■ Task to carry out ■
The listing below must be repeated word for word, with its images excluded.

■ Material for this exercise ■
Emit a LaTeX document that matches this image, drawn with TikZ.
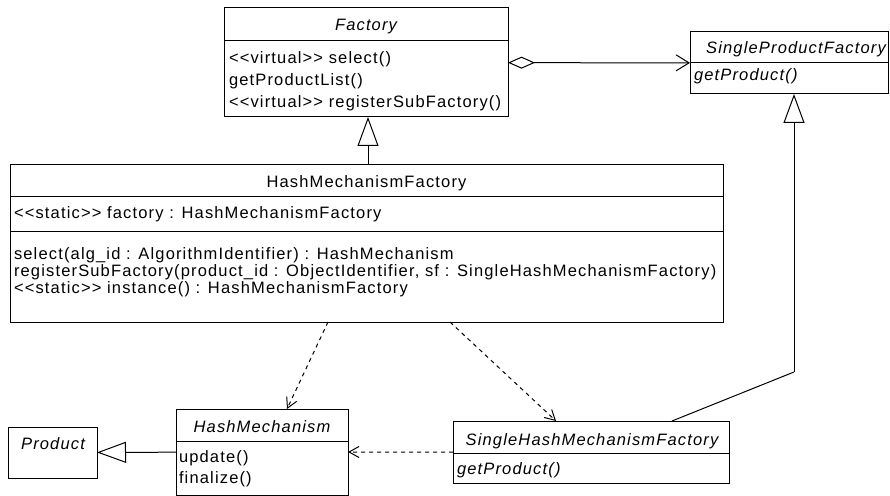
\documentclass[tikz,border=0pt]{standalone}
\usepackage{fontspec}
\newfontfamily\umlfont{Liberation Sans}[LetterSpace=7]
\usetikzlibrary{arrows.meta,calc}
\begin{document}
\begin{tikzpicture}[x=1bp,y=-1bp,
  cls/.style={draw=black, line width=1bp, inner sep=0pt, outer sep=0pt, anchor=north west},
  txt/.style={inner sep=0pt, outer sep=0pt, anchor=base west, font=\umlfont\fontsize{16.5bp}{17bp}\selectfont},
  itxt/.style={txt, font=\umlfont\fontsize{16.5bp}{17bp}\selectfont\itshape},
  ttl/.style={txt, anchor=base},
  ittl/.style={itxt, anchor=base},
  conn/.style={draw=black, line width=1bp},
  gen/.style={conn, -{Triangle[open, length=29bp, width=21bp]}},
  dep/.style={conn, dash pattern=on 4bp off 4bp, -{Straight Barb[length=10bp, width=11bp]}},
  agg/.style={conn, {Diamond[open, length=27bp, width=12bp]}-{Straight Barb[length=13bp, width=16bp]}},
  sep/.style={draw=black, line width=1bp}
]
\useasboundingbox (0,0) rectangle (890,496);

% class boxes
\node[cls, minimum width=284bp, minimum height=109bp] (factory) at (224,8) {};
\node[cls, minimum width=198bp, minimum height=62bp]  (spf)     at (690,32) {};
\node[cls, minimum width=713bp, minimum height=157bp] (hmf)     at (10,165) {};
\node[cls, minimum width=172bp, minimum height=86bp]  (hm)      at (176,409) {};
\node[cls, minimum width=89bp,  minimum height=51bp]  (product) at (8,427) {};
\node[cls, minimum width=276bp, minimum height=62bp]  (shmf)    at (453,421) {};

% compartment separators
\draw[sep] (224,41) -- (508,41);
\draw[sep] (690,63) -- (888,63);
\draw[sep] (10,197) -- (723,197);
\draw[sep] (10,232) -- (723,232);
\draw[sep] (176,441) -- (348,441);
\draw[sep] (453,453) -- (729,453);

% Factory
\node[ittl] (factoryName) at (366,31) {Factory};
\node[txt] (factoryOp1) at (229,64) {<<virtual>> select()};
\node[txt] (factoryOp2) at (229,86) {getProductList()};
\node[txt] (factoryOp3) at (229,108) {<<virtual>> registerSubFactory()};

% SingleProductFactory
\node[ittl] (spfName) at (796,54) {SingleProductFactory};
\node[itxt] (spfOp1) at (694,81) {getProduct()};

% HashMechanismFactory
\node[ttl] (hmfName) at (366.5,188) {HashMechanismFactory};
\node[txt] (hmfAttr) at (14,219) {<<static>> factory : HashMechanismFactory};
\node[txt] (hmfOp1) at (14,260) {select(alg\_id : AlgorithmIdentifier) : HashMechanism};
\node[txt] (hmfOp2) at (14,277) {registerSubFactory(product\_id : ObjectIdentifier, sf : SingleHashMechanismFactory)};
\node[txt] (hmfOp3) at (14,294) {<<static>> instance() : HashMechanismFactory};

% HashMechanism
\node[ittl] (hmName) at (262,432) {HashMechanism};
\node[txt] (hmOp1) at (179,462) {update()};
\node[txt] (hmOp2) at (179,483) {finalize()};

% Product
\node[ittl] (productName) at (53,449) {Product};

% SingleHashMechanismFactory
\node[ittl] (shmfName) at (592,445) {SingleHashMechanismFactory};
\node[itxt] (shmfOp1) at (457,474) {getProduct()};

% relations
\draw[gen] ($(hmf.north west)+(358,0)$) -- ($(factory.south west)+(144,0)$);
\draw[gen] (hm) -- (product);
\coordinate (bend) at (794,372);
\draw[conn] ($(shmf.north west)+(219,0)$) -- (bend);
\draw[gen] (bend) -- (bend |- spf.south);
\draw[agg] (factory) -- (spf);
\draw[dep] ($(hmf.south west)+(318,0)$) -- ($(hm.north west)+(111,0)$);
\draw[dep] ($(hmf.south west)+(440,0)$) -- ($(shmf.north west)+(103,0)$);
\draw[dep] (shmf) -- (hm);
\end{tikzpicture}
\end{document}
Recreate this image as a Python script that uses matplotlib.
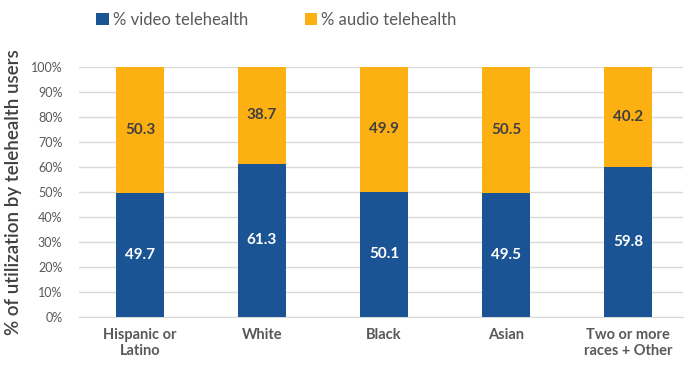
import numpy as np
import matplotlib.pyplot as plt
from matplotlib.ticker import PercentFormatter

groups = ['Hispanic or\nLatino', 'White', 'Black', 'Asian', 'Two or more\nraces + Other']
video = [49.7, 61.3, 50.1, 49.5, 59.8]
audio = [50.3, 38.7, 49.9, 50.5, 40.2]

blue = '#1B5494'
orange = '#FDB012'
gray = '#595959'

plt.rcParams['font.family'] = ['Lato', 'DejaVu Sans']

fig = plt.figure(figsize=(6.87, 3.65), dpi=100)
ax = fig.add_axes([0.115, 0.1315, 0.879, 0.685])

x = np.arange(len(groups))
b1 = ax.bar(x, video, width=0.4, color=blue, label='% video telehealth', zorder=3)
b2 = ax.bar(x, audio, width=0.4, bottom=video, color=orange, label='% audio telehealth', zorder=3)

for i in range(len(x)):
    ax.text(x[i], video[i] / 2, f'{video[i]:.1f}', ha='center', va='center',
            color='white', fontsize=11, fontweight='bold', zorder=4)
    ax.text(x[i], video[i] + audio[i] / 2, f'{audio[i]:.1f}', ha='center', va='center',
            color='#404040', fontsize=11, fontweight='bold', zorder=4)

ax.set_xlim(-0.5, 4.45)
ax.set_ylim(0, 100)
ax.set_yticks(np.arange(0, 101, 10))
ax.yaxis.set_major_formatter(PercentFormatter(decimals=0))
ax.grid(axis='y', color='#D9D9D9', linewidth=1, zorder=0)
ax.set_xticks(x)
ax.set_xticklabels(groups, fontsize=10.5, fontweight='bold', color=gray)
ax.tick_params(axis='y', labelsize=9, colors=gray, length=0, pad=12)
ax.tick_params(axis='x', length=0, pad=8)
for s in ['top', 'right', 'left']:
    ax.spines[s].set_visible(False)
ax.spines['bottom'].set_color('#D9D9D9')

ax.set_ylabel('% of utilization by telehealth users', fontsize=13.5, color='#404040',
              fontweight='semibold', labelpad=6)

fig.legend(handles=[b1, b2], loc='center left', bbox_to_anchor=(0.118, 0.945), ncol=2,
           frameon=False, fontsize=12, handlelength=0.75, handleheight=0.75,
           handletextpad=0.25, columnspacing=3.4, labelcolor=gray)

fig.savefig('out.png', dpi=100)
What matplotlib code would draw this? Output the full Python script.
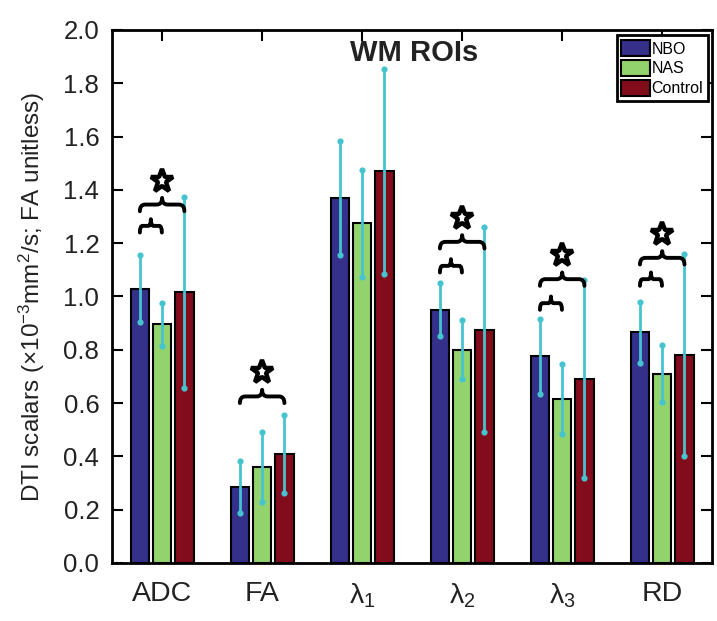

■ Expected output ■
Emit a LaTeX document that matches this image, drawn with TikZ.
\documentclass[tikz,border=0pt]{standalone}
\usepackage{fontspec}
\newfontfamily\umlfont{Liberation Sans}[LetterSpace=7]
\usetikzlibrary{arrows.meta,calc}
\begin{document}
\begin{tikzpicture}[x=1bp,y=-1bp,
  cls/.style={draw=black, line width=1bp, inner sep=0pt, outer sep=0pt, anchor=north west},
  txt/.style={inner sep=0pt, outer sep=0pt, anchor=base west, font=\umlfont\fontsize{16.5bp}{17bp}\selectfont},
  itxt/.style={txt, font=\umlfont\fontsize{16.5bp}{17bp}\selectfont\itshape},
  ttl/.style={txt, anchor=base},
  ittl/.style={itxt, anchor=base},
  conn/.style={draw=black, line width=1bp},
  gen/.style={conn, -{Triangle[open, length=29bp, width=21bp]}},
  dep/.style={conn, dash pattern=on 4bp off 4bp, -{Straight Barb[length=10bp, width=11bp]}},
  agg/.style={conn, {Diamond[open, length=27bp, width=12bp]}-{Straight Barb[length=13bp, width=16bp]}},
  sep/.style={draw=black, line width=1bp}
]
\useasboundingbox (0,0) rectangle (890,496);

% class boxes
\node[cls, minimum width=284bp, minimum height=109bp] (factory) at (224,8) {};
\node[cls, minimum width=198bp, minimum height=62bp]  (spf)     at (690,32) {};
\node[cls, minimum width=713bp, minimum height=157bp] (hmf)     at (10,165) {};
\node[cls, minimum width=172bp, minimum height=86bp]  (hm)      at (176,409) {};
\node[cls, minimum width=89bp,  minimum height=51bp]  (product) at (8,427) {};
\node[cls, minimum width=276bp, minimum height=62bp]  (shmf)    at (453,421) {};

% compartment separators
\draw[sep] (224,41) -- (508,41);
\draw[sep] (690,63) -- (888,63);
\draw[sep] (10,197) -- (723,197);
\draw[sep] (10,232) -- (723,232);
\draw[sep] (176,441) -- (348,441);
\draw[sep] (453,453) -- (729,453);

% Factory
\node[ittl] (factoryName) at (366,31) {Factory};
\node[txt] (factoryOp1) at (229,64) {<<virtual>> select()};
\node[txt] (factoryOp2) at (229,86) {getProductList()};
\node[txt] (factoryOp3) at (229,108) {<<virtual>> registerSubFactory()};

% SingleProductFactory
\node[ittl] (spfName) at (796,54) {SingleProductFactory};
\node[itxt] (spfOp1) at (694,81) {getProduct()};

% HashMechanismFactory
\node[ttl] (hmfName) at (366.5,188) {HashMechanismFactory};
\node[txt] (hmfAttr) at (14,219) {<<static>> factory : HashMechanismFactory};
\node[txt] (hmfOp1) at (14,260) {select(alg\_id : AlgorithmIdentifier) : HashMechanism};
\node[txt] (hmfOp2) at (14,277) {registerSubFactory(product\_id : ObjectIdentifier, sf : SingleHashMechanismFactory)};
\node[txt] (hmfOp3) at (14,294) {<<static>> instance() : HashMechanismFactory};

% HashMechanism
\node[ittl] (hmName) at (262,432) {HashMechanism};
\node[txt] (hmOp1) at (179,462) {update()};
\node[txt] (hmOp2) at (179,483) {finalize()};

% Product
\node[ittl] (productName) at (53,449) {Product};

% SingleHashMechanismFactory
\node[ittl] (shmfName) at (592,445) {SingleHashMechanismFactory};
\node[itxt] (shmfOp1) at (457,474) {getProduct()};

% relations
\draw[gen] ($(hmf.north west)+(358,0)$) -- ($(factory.south west)+(144,0)$);
\draw[gen] (hm) -- (product);
\coordinate (bend) at (794,372);
\draw[conn] ($(shmf.north west)+(219,0)$) -- (bend);
\draw[gen] (bend) -- (bend |- spf.south);
\draw[agg] (factory) -- (spf);
\draw[dep] ($(hmf.south west)+(318,0)$) -- ($(hm.north west)+(111,0)$);
\draw[dep] ($(hmf.south west)+(440,0)$) -- ($(shmf.north west)+(103,0)$);
\draw[dep] (shmf) -- (hm);
\end{tikzpicture}
\end{document}
Recreate this image as a Python script that uses matplotlib.
import numpy as np
import matplotlib.pyplot as plt
from matplotlib.ticker import PercentFormatter

groups = ['Hispanic or\nLatino', 'White', 'Black', 'Asian', 'Two or more\nraces + Other']
video = [49.7, 61.3, 50.1, 49.5, 59.8]
audio = [50.3, 38.7, 49.9, 50.5, 40.2]

blue = '#1B5494'
orange = '#FDB012'
gray = '#595959'

plt.rcParams['font.family'] = ['Lato', 'DejaVu Sans']

fig = plt.figure(figsize=(6.87, 3.65), dpi=100)
ax = fig.add_axes([0.115, 0.1315, 0.879, 0.685])

x = np.arange(len(groups))
b1 = ax.bar(x, video, width=0.4, color=blue, label='% video telehealth', zorder=3)
b2 = ax.bar(x, audio, width=0.4, bottom=video, color=orange, label='% audio telehealth', zorder=3)

for i in range(len(x)):
    ax.text(x[i], video[i] / 2, f'{video[i]:.1f}', ha='center', va='center',
            color='white', fontsize=11, fontweight='bold', zorder=4)
    ax.text(x[i], video[i] + audio[i] / 2, f'{audio[i]:.1f}', ha='center', va='center',
            color='#404040', fontsize=11, fontweight='bold', zorder=4)

ax.set_xlim(-0.5, 4.45)
ax.set_ylim(0, 100)
ax.set_yticks(np.arange(0, 101, 10))
ax.yaxis.set_major_formatter(PercentFormatter(decimals=0))
ax.grid(axis='y', color='#D9D9D9', linewidth=1, zorder=0)
ax.set_xticks(x)
ax.set_xticklabels(groups, fontsize=10.5, fontweight='bold', color=gray)
ax.tick_params(axis='y', labelsize=9, colors=gray, length=0, pad=12)
ax.tick_params(axis='x', length=0, pad=8)
for s in ['top', 'right', 'left']:
    ax.spines[s].set_visible(False)
ax.spines['bottom'].set_color('#D9D9D9')

ax.set_ylabel('% of utilization by telehealth users', fontsize=13.5, color='#404040',
              fontweight='semibold', labelpad=6)

fig.legend(handles=[b1, b2], loc='center left', bbox_to_anchor=(0.118, 0.945), ncol=2,
           frameon=False, fontsize=12, handlelength=0.75, handleheight=0.75,
           handletextpad=0.25, columnspacing=3.4, labelcolor=gray)

fig.savefig('out.png', dpi=100)
What matplotlib code would draw this? Output the full Python script.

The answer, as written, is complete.